Code that draws figures:
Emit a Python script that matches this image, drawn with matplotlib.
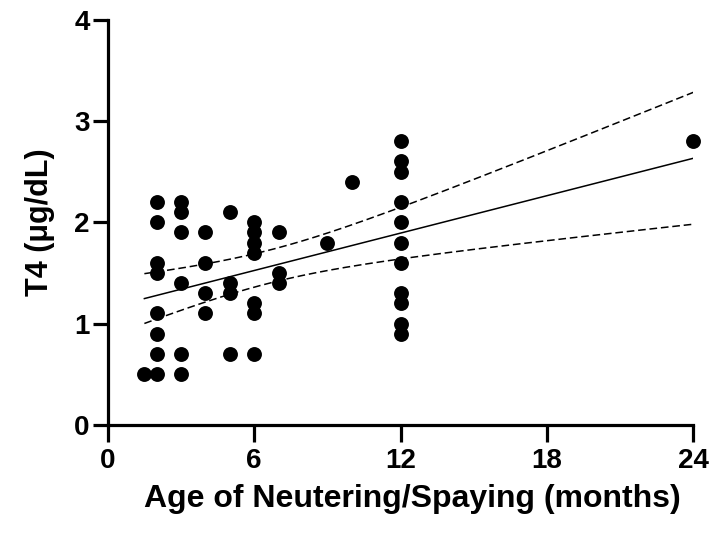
import matplotlib
matplotlib.use("Agg")
import matplotlib.pyplot as plt
import numpy as np

plt.rcParams['font.family'] = ['Liberation Sans', 'DejaVu Sans']
plt.rcParams['font.weight'] = 'bold'

# age at neutering (months) and T4 (ug/dL)
age = [1.5,
       2, 2, 2, 2, 2, 2, 2, 2,
       3, 3, 3, 3, 3, 3,
       4, 4, 4, 4,
       5, 5, 5, 5,
       6, 6, 6, 6, 6, 6, 6,
       7, 7, 7,
       9, 10,
       12, 12, 12, 12, 12, 12, 12, 12, 12, 12, 12,
       24]
t4 = [0.5,
      2.2, 2.0, 1.6, 1.5, 1.1, 0.9, 0.7, 0.5,
      2.2, 2.1, 1.9, 1.4, 0.7, 0.5,
      1.9, 1.6, 1.3, 1.1,
      2.1, 1.4, 1.3, 0.7,
      2.0, 1.9, 1.8, 1.7, 1.2, 1.1, 0.7,
      1.9, 1.5, 1.4,
      1.8, 2.4,
      2.8, 2.6, 2.5, 2.2, 2.0, 1.8, 1.6, 1.3, 1.2, 1.0, 0.9,
      2.8]

x_ticks = [0, 6, 12, 18, 24]
y_ticks = [0, 1, 2, 3, 4]

x = np.array(age)
y = np.array(t4)
n = len(x)

# linear fit with 95% confidence band
slope, intercept = np.polyfit(x, y, 1)
resid = y - (slope * x + intercept)
s = np.sqrt(np.sum(resid ** 2) / (n - 2))
sxx = np.sum((x - x.mean()) ** 2)
t_crit = 2.014  # t(0.975, df=45)
xf = np.linspace(x.min(), x.max(), 200)
yf = slope * xf + intercept
half = t_crit * s * np.sqrt(1 / n + (xf - x.mean()) ** 2 / sxx)

fig = plt.figure(figsize=(7.09, 5.33), dpi=100)
ax = fig.add_axes([0.152, 0.203, 0.826, 0.760])

ax.scatter(x, y, s=115, color='black', zorder=3, clip_on=False, linewidths=0)
ax.plot(xf, yf, color='black', lw=1.1)
ax.plot(xf, yf + half, color='black', lw=1.1, ls=(0, (5, 2.5)))
ax.plot(xf, yf - half, color='black', lw=1.1, ls=(0, (5, 2.5)))

ax.set_xlim(0, 24)
ax.set_ylim(0, 4)
ax.set_xticks(x_ticks)
ax.set_yticks(y_ticks)
ax.spines['top'].set_visible(False)
ax.spines['right'].set_visible(False)
for sp in ['left', 'bottom']:
    ax.spines[sp].set_linewidth(2.3)
ax.tick_params(width=2.3, labelsize=20)
ax.tick_params(axis='x', length=12, pad=5)
ax.tick_params(axis='y', length=11, pad=2)

ax.set_xlabel('Age of Neutering/Spaying (months)', fontsize=23, fontweight='bold')
ax.xaxis.set_label_coords(0.52, -0.147)
ax.set_ylabel('T4 (μg/dL)', fontsize=22, fontweight='bold', labelpad=14)

fig.savefig('out.png', dpi=100)
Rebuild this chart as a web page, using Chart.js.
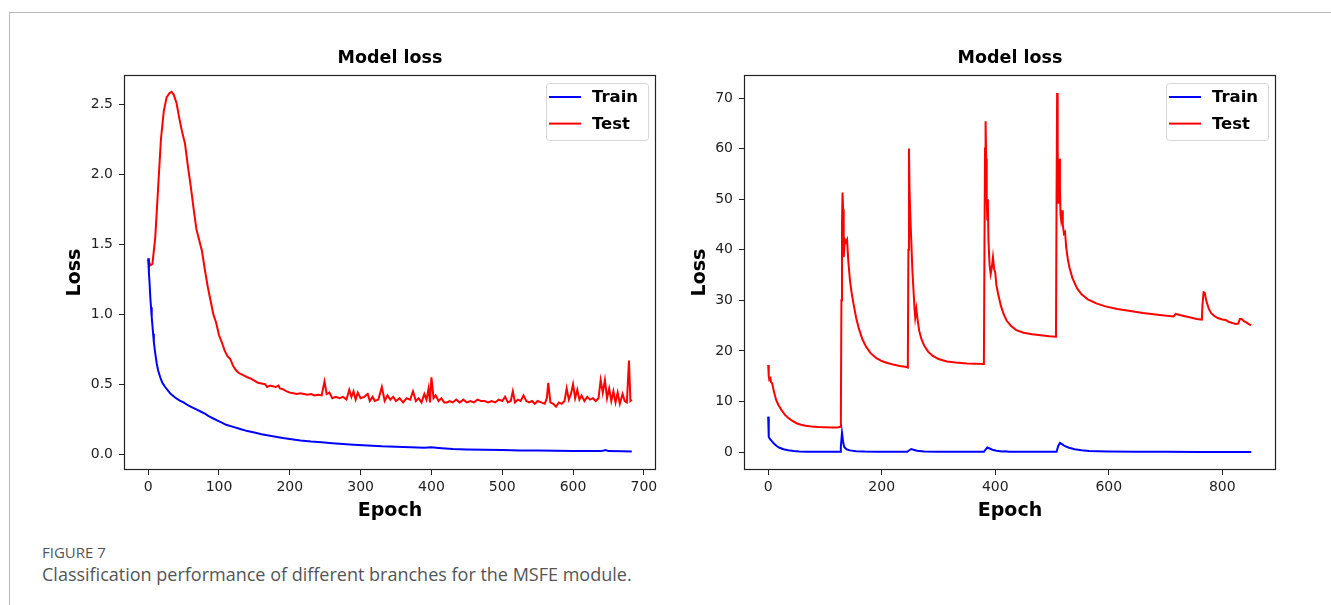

To do » Transcribe the records above exactly, omitting every picture they contain.

Output for this exercise »
Emit a Python script that matches this image, drawn with matplotlib.
import matplotlib
matplotlib.use("Agg")
import matplotlib.pyplot as plt
import numpy as np

plt.rcParams['font.family'] = ['Liberation Sans', 'DejaVu Sans']
plt.rcParams['font.weight'] = 'bold'

# age at neutering (months) and T4 (ug/dL)
age = [1.5,
       2, 2, 2, 2, 2, 2, 2, 2,
       3, 3, 3, 3, 3, 3,
       4, 4, 4, 4,
       5, 5, 5, 5,
       6, 6, 6, 6, 6, 6, 6,
       7, 7, 7,
       9, 10,
       12, 12, 12, 12, 12, 12, 12, 12, 12, 12, 12,
       24]
t4 = [0.5,
      2.2, 2.0, 1.6, 1.5, 1.1, 0.9, 0.7, 0.5,
      2.2, 2.1, 1.9, 1.4, 0.7, 0.5,
      1.9, 1.6, 1.3, 1.1,
      2.1, 1.4, 1.3, 0.7,
      2.0, 1.9, 1.8, 1.7, 1.2, 1.1, 0.7,
      1.9, 1.5, 1.4,
      1.8, 2.4,
      2.8, 2.6, 2.5, 2.2, 2.0, 1.8, 1.6, 1.3, 1.2, 1.0, 0.9,
      2.8]

x_ticks = [0, 6, 12, 18, 24]
y_ticks = [0, 1, 2, 3, 4]

x = np.array(age)
y = np.array(t4)
n = len(x)

# linear fit with 95% confidence band
slope, intercept = np.polyfit(x, y, 1)
resid = y - (slope * x + intercept)
s = np.sqrt(np.sum(resid ** 2) / (n - 2))
sxx = np.sum((x - x.mean()) ** 2)
t_crit = 2.014  # t(0.975, df=45)
xf = np.linspace(x.min(), x.max(), 200)
yf = slope * xf + intercept
half = t_crit * s * np.sqrt(1 / n + (xf - x.mean()) ** 2 / sxx)

fig = plt.figure(figsize=(7.09, 5.33), dpi=100)
ax = fig.add_axes([0.152, 0.203, 0.826, 0.760])

ax.scatter(x, y, s=115, color='black', zorder=3, clip_on=False, linewidths=0)
ax.plot(xf, yf, color='black', lw=1.1)
ax.plot(xf, yf + half, color='black', lw=1.1, ls=(0, (5, 2.5)))
ax.plot(xf, yf - half, color='black', lw=1.1, ls=(0, (5, 2.5)))

ax.set_xlim(0, 24)
ax.set_ylim(0, 4)
ax.set_xticks(x_ticks)
ax.set_yticks(y_ticks)
ax.spines['top'].set_visible(False)
ax.spines['right'].set_visible(False)
for sp in ['left', 'bottom']:
    ax.spines[sp].set_linewidth(2.3)
ax.tick_params(width=2.3, labelsize=20)
ax.tick_params(axis='x', length=12, pad=5)
ax.tick_params(axis='y', length=11, pad=2)

ax.set_xlabel('Age of Neutering/Spaying (months)', fontsize=23, fontweight='bold')
ax.xaxis.set_label_coords(0.52, -0.147)
ax.set_ylabel('T4 (μg/dL)', fontsize=22, fontweight='bold', labelpad=14)

fig.savefig('out.png', dpi=100)
Rebuild this chart as a web page, using Chart.js.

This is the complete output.